━━━ DATA BLOCK ━━━

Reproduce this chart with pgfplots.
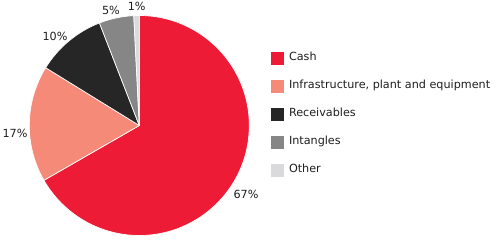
\documentclass[border=0pt]{standalone}
\usepackage{pgfplots}
\usepackage{pgfplotstable}
\pgfplotsset{compat=1.18}
\usepackage{fontspec}
\setmainfont{DejaVu Sans}
\definecolor{c0}{RGB}{237,27,54}
\definecolor{c1}{RGB}{245,138,120}
\definecolor{c2}{RGB}{38,38,38}
\definecolor{c3}{RGB}{134,134,134}
\definecolor{c4}{RGB}{218,218,220}
\definecolor{txt}{RGB}{30,30,30}
\pgfplotstableread{
name value
Cash 66.7
Infrastructure 17.1
Receivables 10.3
Intangibles 5.1
Other 0.8
}\piedata
\begin{document}
\fontsize{11.2bp}{13bp}\selectfont
\def\cumA{90}%
\foreach \i in {0,...,4}{%
  \pgfplotstablegetelem{\i}{value}\of\piedata
  \pgfmathsetmacro\endang{\cumA-3.6*\pgfplotsretval}%
  \expandafter\xdef\csname s\i\endcsname{\cumA}%
  \expandafter\xdef\csname e\i\endcsname{\endang}%
  \xdef\cumA{\endang}%
}%
\begin{tikzpicture}
\begin{axis}[
  scale only axis, width=500bp, height=244bp,
  xmin=0, xmax=500, ymin=0, ymax=244,
  hide axis, clip=false,
  legend image code/.code={\fill[#1, draw=none] (0bp,-6.5bp) rectangle (13bp,6.5bp);},
  legend style={at={(axis cs:271,192)}, anchor=north west, draw=none, fill=none,
    inner sep=0pt, outer sep=0pt, row sep=14.9bp, column sep=0bp,
    nodes={inner sep=0pt, text height=9bp, text depth=4bp, text=txt, font=\fontsize{11.2bp}{13bp}\selectfont},
    cells={anchor=west}},
  legend cell align=left,
]
\path (axis cs:0,0) -- (axis cs:500,244);
\pgfplotsinvokeforeach{0,...,4}{
  \fill[fill=c#1, draw=white, line width=0.7bp, line join=round]
    (axis cs:139.3,118.5) -- ([shift={(\csname s#1\endcsname:110bp)}]axis cs:139.3,118.5)
    arc[start angle=\csname s#1\endcsname, end angle=\csname e#1\endcsname, radius=110bp] -- cycle;
}
\node[text=txt, inner sep=0pt] at (axis cs:246,50) {67\%};
\node[text=txt, inner sep=0pt] at (axis cs:15,111) {17\%};
\node[text=txt, inner sep=0pt] at (axis cs:55,208) {10\%};
\node[text=txt, inner sep=0pt] at (axis cs:111,234) {5\%};
\node[text=txt, inner sep=0pt] at (axis cs:136.7,237.3) {1\%};
\addlegendimage{fill=c0}
\addlegendentry{\hspace{5bp}Cash}
\addlegendimage{fill=c1}
\addlegendentry{\hspace{5bp}Infrastructure, plant and equipment}
\addlegendimage{fill=c2}
\addlegendentry{\hspace{5bp}Receivables}
\addlegendimage{fill=c3}
\addlegendentry{\hspace{5bp}Intangles}
\addlegendimage{fill=c4}
\addlegendentry{\hspace{5bp}Other}
\end{axis}
\end{tikzpicture}
\end{document}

━━━

- **STATED GOAL**
Without the pictures, retype the whole of the material above exactly.

- **TASK OUTPUT**
Reproduce this chart with pgfplots.
\documentclass[border=0pt]{standalone}
\usepackage{pgfplots}
\usepackage{pgfplotstable}
\pgfplotsset{compat=1.18}
\usepackage{fontspec}
\setmainfont{DejaVu Sans}
\definecolor{c0}{RGB}{237,27,54}
\definecolor{c1}{RGB}{245,138,120}
\definecolor{c2}{RGB}{38,38,38}
\definecolor{c3}{RGB}{134,134,134}
\definecolor{c4}{RGB}{218,218,220}
\definecolor{txt}{RGB}{30,30,30}
\pgfplotstableread{
name value
Cash 66.7
Infrastructure 17.1
Receivables 10.3
Intangibles 5.1
Other 0.8
}\piedata
\begin{document}
\fontsize{11.2bp}{13bp}\selectfont
\def\cumA{90}%
\foreach \i in {0,...,4}{%
  \pgfplotstablegetelem{\i}{value}\of\piedata
  \pgfmathsetmacro\endang{\cumA-3.6*\pgfplotsretval}%
  \expandafter\xdef\csname s\i\endcsname{\cumA}%
  \expandafter\xdef\csname e\i\endcsname{\endang}%
  \xdef\cumA{\endang}%
}%
\begin{tikzpicture}
\begin{axis}[
  scale only axis, width=500bp, height=244bp,
  xmin=0, xmax=500, ymin=0, ymax=244,
  hide axis, clip=false,
  legend image code/.code={\fill[#1, draw=none] (0bp,-6.5bp) rectangle (13bp,6.5bp);},
  legend style={at={(axis cs:271,192)}, anchor=north west, draw=none, fill=none,
    inner sep=0pt, outer sep=0pt, row sep=14.9bp, column sep=0bp,
    nodes={inner sep=0pt, text height=9bp, text depth=4bp, text=txt, font=\fontsize{11.2bp}{13bp}\selectfont},
    cells={anchor=west}},
  legend cell align=left,
]
\path (axis cs:0,0) -- (axis cs:500,244);
\pgfplotsinvokeforeach{0,...,4}{
  \fill[fill=c#1, draw=white, line width=0.7bp, line join=round]
    (axis cs:139.3,118.5) -- ([shift={(\csname s#1\endcsname:110bp)}]axis cs:139.3,118.5)
    arc[start angle=\csname s#1\endcsname, end angle=\csname e#1\endcsname, radius=110bp] -- cycle;
}
\node[text=txt, inner sep=0pt] at (axis cs:246,50) {67\%};
\node[text=txt, inner sep=0pt] at (axis cs:15,111) {17\%};
\node[text=txt, inner sep=0pt] at (axis cs:55,208) {10\%};
\node[text=txt, inner sep=0pt] at (axis cs:111,234) {5\%};
\node[text=txt, inner sep=0pt] at (axis cs:136.7,237.3) {1\%};
\addlegendimage{fill=c0}
\addlegendentry{\hspace{5bp}Cash}
\addlegendimage{fill=c1}
\addlegendentry{\hspace{5bp}Infrastructure, plant and equipment}
\addlegendimage{fill=c2}
\addlegendentry{\hspace{5bp}Receivables}
\addlegendimage{fill=c3}
\addlegendentry{\hspace{5bp}Intangles}
\addlegendimage{fill=c4}
\addlegendentry{\hspace{5bp}Other}
\end{axis}
\end{tikzpicture}
\end{document}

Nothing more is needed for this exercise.